Tuesday, October 15, 2013

When You Say You Are Resigning - You Mean It!

The Employment Appeal Tribunal has held that an employee of HMP Wakefield resigned with immediate effect when she submitted a resignation letter, with the result that an Employment Tribunal Claim which was lodged within 3 months of the end of her "notice period" was too late and her Claim could not proceed.

Mrs Hibbert was employed as a Works Escort at the Prison. She raised a grievance and appealed when she was unhappy at the outcome. Following this she was invited to a capability meeting and this was due to take place on 26th June 2012. At her request this was put back to 2nd July. On 27th June the grievance appeal was rejected. Mrs Hibbert hand delivered a letter drafted by her Solicitors. This included the words "...I have no alternative but to resign my position."

Her Manager wrote back suggesting that she thought this decision might have been influenced by the impending hearing and allowing 5 days for Mrs Hibbert to be clear that this was what she intended to do. Mrs Hibbert's Solicitors wrote on her behalf on 9th July making clear that the decision had not been made because of the hearing (or at least not solely because of the hearing) and setting out some matters their client wanted addressed so that she could consider her position.

The Respondent replied to Mrs Hibbert on 11th July that as she had not taken advantage of an offer to discuss her issues her resignation was accepted and that as the Respondent was entitled to 4 weeks' notice her employment would end on 27th July (i.e. 4 weeks from the date of the resignation letter.)

The Respondent alleged that the Unfair Dismissal Claim was lodged out of time as it was lodged after 28th September 2012. The Employment Tribunal found that the Claim was in time as it was lodged within 3 months of 27th July 2012. The original letter was simply stating an intention to resign and not setting a date and the subsequent correspondence set the date.

The EAT disagreed. It said that the natural meaning, regardless of what the Claimant intended, of the resignation letter was that the Claimant was resigning with immediate effect. Once she had done so then as this was not a "heat of the moment" situation (where a resignation or a dismissal may not have the usual legal effect if the Tribunal finds that the person did not really mean to resign or sack someone) then the subsequent correspondence could not affect the date of termination. The Claim was therefore out of time.

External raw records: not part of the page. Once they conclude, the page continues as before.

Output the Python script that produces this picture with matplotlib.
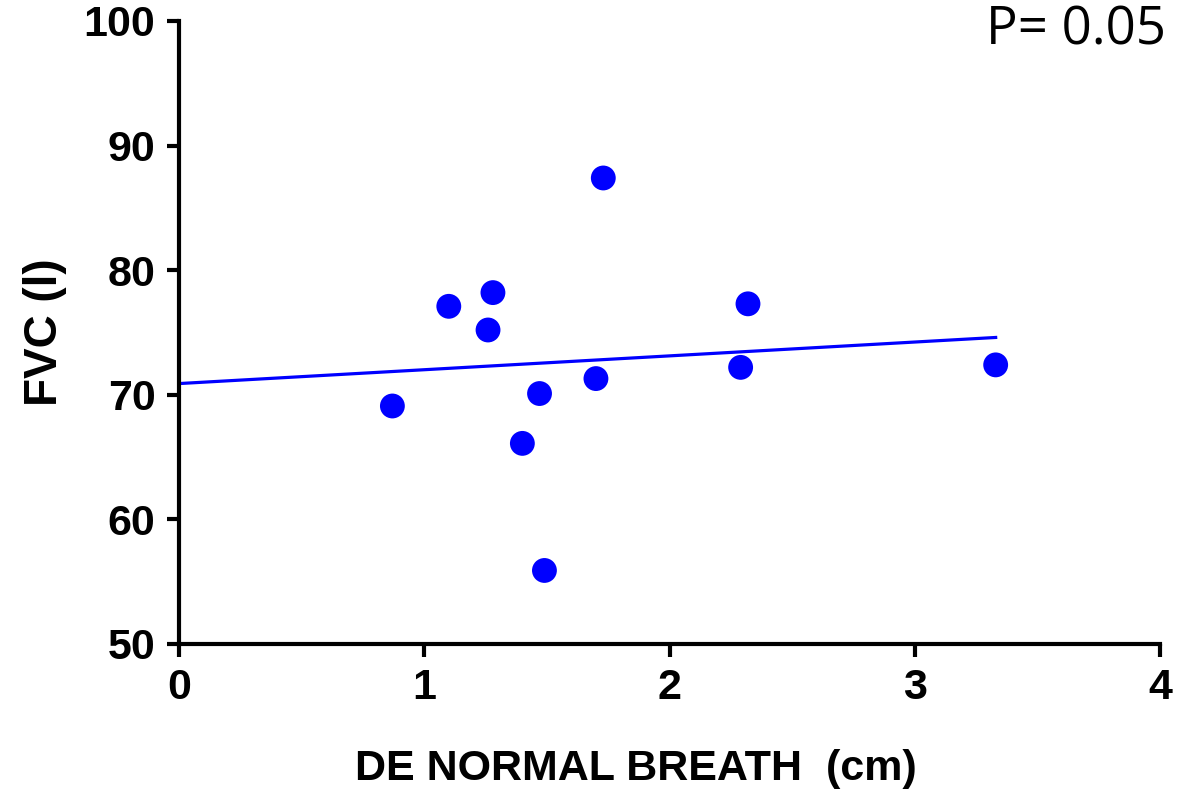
import numpy as np
import matplotlib
matplotlib.use("Agg")
import matplotlib.pyplot as plt

# data
de_normal = [0.87, 1.10, 1.28, 1.26, 1.40, 1.47, 1.49, 1.73, 1.70, 2.32, 2.29, 3.33]
fvc = [69.1, 77.1, 78.2, 75.2, 66.1, 70.1, 55.9, 87.4, 71.3, 77.3, 72.2, 72.4]
fit_x = [0.0, 3.33]
fit_y = [70.9, 74.6]
x_ticks = [0, 1, 2, 3, 4]
y_ticks = [50, 60, 70, 80, 90, 100]

plt.rcParams["font.family"] = ["Liberation Sans", "DejaVu Sans"]

fig = plt.figure(figsize=(11.81, 7.92), dpi=100)
ax = fig.add_axes([0.1516, 0.1869, 0.8306, 0.7866])

ax.plot(fit_x, fit_y, color="#0000ff", linewidth=2.3, zorder=2)
ax.scatter(de_normal, fvc, s=320, color="#0000ff", edgecolors="none", zorder=3)

ax.set_xlim(0, 4)
ax.set_ylim(50, 100)
ax.set_xticks(x_ticks)
ax.set_yticks(y_ticks)

for side in ["top", "right"]:
    ax.spines[side].set_visible(False)
for side in ["left", "bottom"]:
    ax.spines[side].set_linewidth(3)
ax.tick_params(axis="both", direction="out", length=9, width=3, labelsize=31, pad=8)
for lbl in ax.get_xticklabels() + ax.get_yticklabels():
    lbl.set_fontweight("bold")

ax.set_ylabel("FVC (l)", fontsize=33, fontweight="bold", labelpad=12)
ax.set_xlabel("DE NORMAL BREATH  (cm)", fontsize=31, fontweight="bold", labelpad=30,
              x=0.466)

fig.text(0.987, 0.995, "P= 0.05", ha="right", va="top", fontsize=38,
         family=["Open Sans", "DejaVu Sans"])

fig.savefig("out.png", dpi=100)
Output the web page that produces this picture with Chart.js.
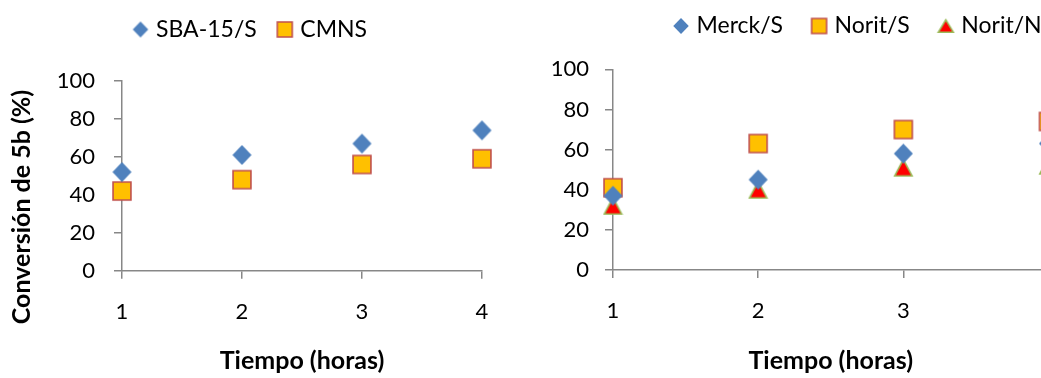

This is yet another salutory reminder of how strictly Employment Tribunal time limits are enforced and that "a miss is as good as a mile" in an Unfair Dismisal case. The lessons are to make sure that any resignation letter is completely unambiguous as to when it takes effect and that when calculating the time limits for lodging the papers ensure that you do so based on the earliest possible date for these to expire. Interestingly the Solicitors were no longer acting for Mrs Hibbert by the time of the EAT - is she about to turn her ire on them,one wonders?